■ **DATA PROVIDED**:
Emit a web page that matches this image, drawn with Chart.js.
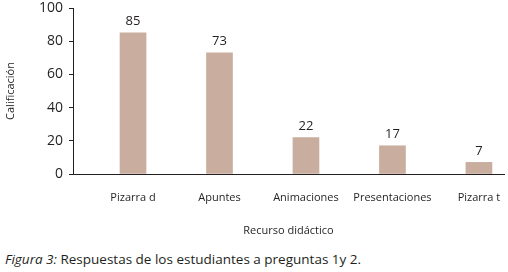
<!DOCTYPE html>
<html>
<head>
<meta charset="utf-8">
<script src="https://cdn.jsdelivr.net/npm/chart.js@4"></script>
<style>
  html, body { margin: 0; padding: 0; background: #fff; }
  #wrap { position: relative; width: 508px; height: 272px; }
  #chart { position: absolute; left: 0; top: 0; }
  #caption { position: absolute; left: 5px; top: 250px; font-family: 'Open Sans', sans-serif; font-size: 13.5px; color: #231f20; white-space: nowrap; }
</style>
</head>
<body>
<div id="wrap">
  <canvas id="chart" width="508" height="240"></canvas>
  <div id="caption"><i>Figura 3:</i> Respuestas de los estudiantes a preguntas 1y 2.</div>
</div>
<script>
const categories = ['Pizarra d', 'Apuntes', 'Animaciones', 'Presentaciones', 'Pizarra t'];
const values = [85, 73, 22, 17, 7];
const yTicks = [0, 20, 40, 60, 80, 100];

const textColor = '#231f20';
const font = "'Open Sans', sans-serif";

const valueLabels = {
    id: 'valueLabels',
    afterDatasetsDraw(chart) {
        const ctx = chart.ctx;
        const meta = chart.getDatasetMeta(0);
        ctx.save();
        ctx.font = '13px ' + font;
        ctx.fillStyle = textColor;
        ctx.textAlign = 'center';
        ctx.textBaseline = 'bottom';
        meta.data.forEach((bar, i) => {
            ctx.fillText(String(values[i]), bar.x, bar.y - 5);
        });
        ctx.restore();
    }
};

new Chart(document.getElementById('chart'), {
    type: 'bar',
    data: {
        datasets: [{
            data: values.map((v, i) => ({ x: i, y: v })),
            backgroundColor: '#c9ad9f',
            borderWidth: 0,
            barThickness: 26
        }]
    },
    options: {
        responsive: false,
        animation: false,
        layout: { padding: { top: 8, right: 4, left: 0, bottom: 0 } },
        plugins: { legend: { display: false }, tooltip: { enabled: false } },
        scales: {
            x: {
                type: 'linear',
                offset: false,
                min: -0.694,
                max: 4.29,
                afterBuildTicks: (scale) => { scale.ticks = categories.map((c, i) => ({ value: i })); },
                afterFit: (scale) => { scale.height = 66; scale.paddingLeft = 0; scale.paddingRight = 0; },
                grid: { display: false, drawTicks: false, offset: false },
                border: { display: true, color: textColor, width: 1 },
                ticks: {
                    padding: 17,
                    autoSkip: false,
                    maxRotation: 0,
                    color: textColor,
                    font: { family: font, size: 11 },
                    callback: (v) => categories[v]
                },
                title: {
                    display: true,
                    text: 'Recurso didáctico',
                    color: textColor,
                    font: { family: font, size: 11 },
                    padding: { top: 0, bottom: 3 }
                }
            },
            y: {
                min: 0,
                max: 100,
                afterBuildTicks: (scale) => { scale.ticks = yTicks.map(v => ({ value: v })); },
                afterFit: (scale) => { scale.width = 73; scale.paddingTop = 0; scale.paddingBottom = 0; },
                grid: { drawOnChartArea: false, drawTicks: true, tickLength: 4, color: textColor },
                border: { display: true, color: textColor, width: 1 },
                ticks: {
                    padding: 6,
                    color: textColor,
                    font: { family: font, size: 14 }
                },
                title: {
                    display: true,
                    text: 'Calificación',
                    color: textColor,
                    font: { family: font, size: 11 },
                    padding: { top: 4, bottom: 4 }
                }
            }
        }
    },
    plugins: [valueLabels]
});
</script>
</body>
</html>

■ **WHAT TO PRODUCE**:
Extract every line of the data exactly; pictures stay out.

■ **RESPONSE TO THIS EXERCISE**:
Emit a web page that matches this image, drawn with Chart.js.
<!DOCTYPE html>
<html>
<head>
<meta charset="utf-8">
<script src="https://cdn.jsdelivr.net/npm/chart.js@4"></script>
<style>
  html, body { margin: 0; padding: 0; background: #fff; }
  #wrap { position: relative; width: 508px; height: 272px; }
  #chart { position: absolute; left: 0; top: 0; }
  #caption { position: absolute; left: 5px; top: 250px; font-family: 'Open Sans', sans-serif; font-size: 13.5px; color: #231f20; white-space: nowrap; }
</style>
</head>
<body>
<div id="wrap">
  <canvas id="chart" width="508" height="240"></canvas>
  <div id="caption"><i>Figura 3:</i> Respuestas de los estudiantes a preguntas 1y 2.</div>
</div>
<script>
const categories = ['Pizarra d', 'Apuntes', 'Animaciones', 'Presentaciones', 'Pizarra t'];
const values = [85, 73, 22, 17, 7];
const yTicks = [0, 20, 40, 60, 80, 100];

const textColor = '#231f20';
const font = "'Open Sans', sans-serif";

const valueLabels = {
    id: 'valueLabels',
    afterDatasetsDraw(chart) {
        const ctx = chart.ctx;
        const meta = chart.getDatasetMeta(0);
        ctx.save();
        ctx.font = '13px ' + font;
        ctx.fillStyle = textColor;
        ctx.textAlign = 'center';
        ctx.textBaseline = 'bottom';
        meta.data.forEach((bar, i) => {
            ctx.fillText(String(values[i]), bar.x, bar.y - 5);
        });
        ctx.restore();
    }
};

new Chart(document.getElementById('chart'), {
    type: 'bar',
    data: {
        datasets: [{
            data: values.map((v, i) => ({ x: i, y: v })),
            backgroundColor: '#c9ad9f',
            borderWidth: 0,
            barThickness: 26
        }]
    },
    options: {
        responsive: false,
        animation: false,
        layout: { padding: { top: 8, right: 4, left: 0, bottom: 0 } },
        plugins: { legend: { display: false }, tooltip: { enabled: false } },
        scales: {
            x: {
                type: 'linear',
                offset: false,
                min: -0.694,
                max: 4.29,
                afterBuildTicks: (scale) => { scale.ticks = categories.map((c, i) => ({ value: i })); },
                afterFit: (scale) => { scale.height = 66; scale.paddingLeft = 0; scale.paddingRight = 0; },
                grid: { display: false, drawTicks: false, offset: false },
                border: { display: true, color: textColor, width: 1 },
                ticks: {
                    padding: 17,
                    autoSkip: false,
                    maxRotation: 0,
                    color: textColor,
                    font: { family: font, size: 11 },
                    callback: (v) => categories[v]
                },
                title: {
                    display: true,
                    text: 'Recurso didáctico',
                    color: textColor,
                    font: { family: font, size: 11 },
                    padding: { top: 0, bottom: 3 }
                }
            },
            y: {
                min: 0,
                max: 100,
                afterBuildTicks: (scale) => { scale.ticks = yTicks.map(v => ({ value: v })); },
                afterFit: (scale) => { scale.width = 73; scale.paddingTop = 0; scale.paddingBottom = 0; },
                grid: { drawOnChartArea: false, drawTicks: true, tickLength: 4, color: textColor },
                border: { display: true, color: textColor, width: 1 },
                ticks: {
                    padding: 6,
                    color: textColor,
                    font: { family: font, size: 14 }
                },
                title: {
                    display: true,
                    text: 'Calificación',
                    color: textColor,
                    font: { family: font, size: 11 },
                    padding: { top: 4, bottom: 4 }
                }
            }
        }
    },
    plugins: [valueLabels]
});
</script>
</body>
</html>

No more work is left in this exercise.